A player that has a really good start and gets better bonuses and infrastructure also gets less unhappiness (and would actually impose more unhappiness on their opponents)...which then translates into even more bonuses.

Ah, but getting ahead in techs, or growing too quickly, can outpace your infrastructure for buildings and whatnot. So there's an upside and a downside.

G
 
Ah, but getting ahead in techs, or growing too quickly, can outpace your infrastructure for buildings and whatnot. So there's an upside and a downside.

G

I don't see how?

More happy = more production. More Happy = More Growth = More Production. I can build buildings quicker and get all of those bonuses I am looking for.

I have never seen games where I outeched myself into a happiness hole. I have seen cases where I was doing so well early game that my happiness was much better than in other games.
 
One other concern I have is the way the system makes "the rich get richer"....if I understand it correctly.
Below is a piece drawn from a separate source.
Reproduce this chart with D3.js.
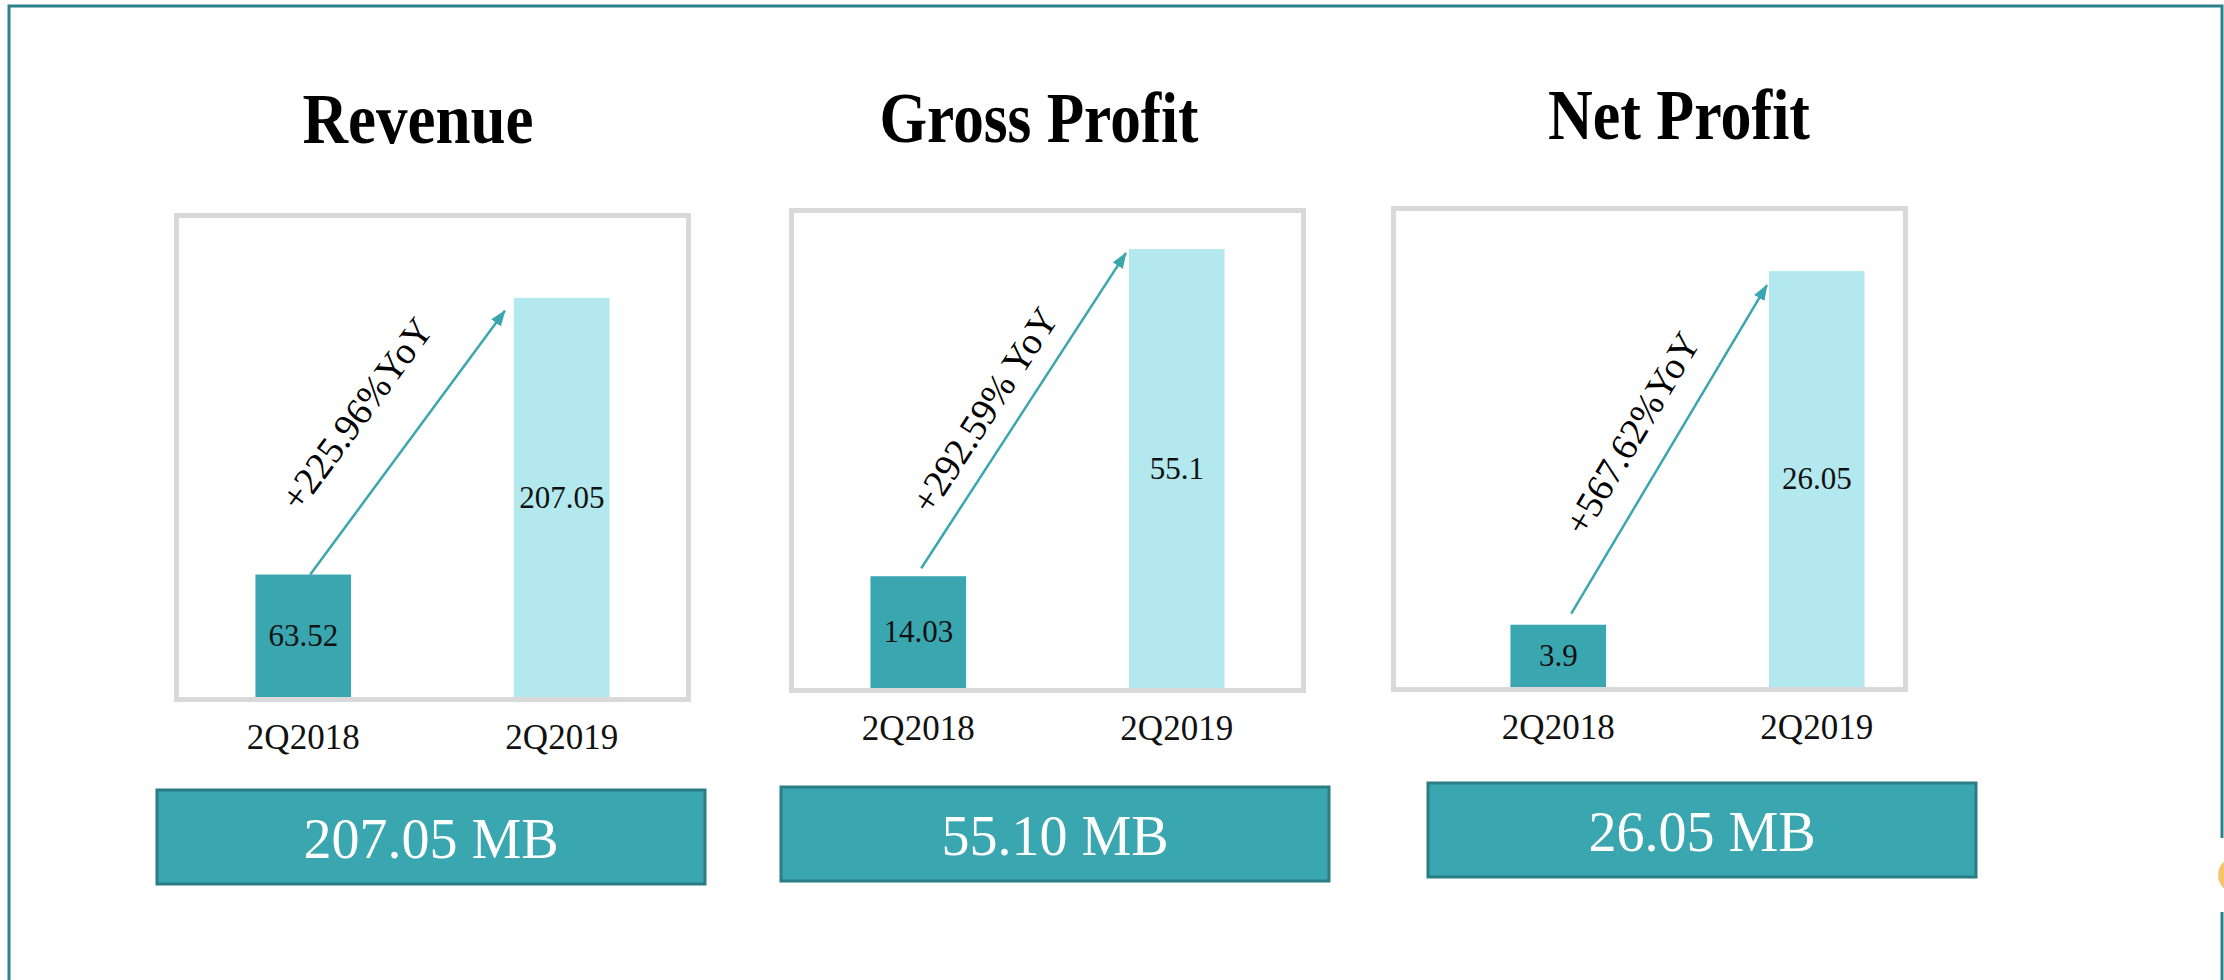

A player that has a really good start and gets better bonuses and infrastructure also gets less unhappiness (and would actually impose more unhappiness on their opponents)...which then translates into even more bonuses.

You should be rewarded for having a good start, no? If all of your starts are good then I would bump up the difficulty.

edit - The higher the difficulty, the more units you should theoretically need, which means fewer buildings, which means more unhappiness.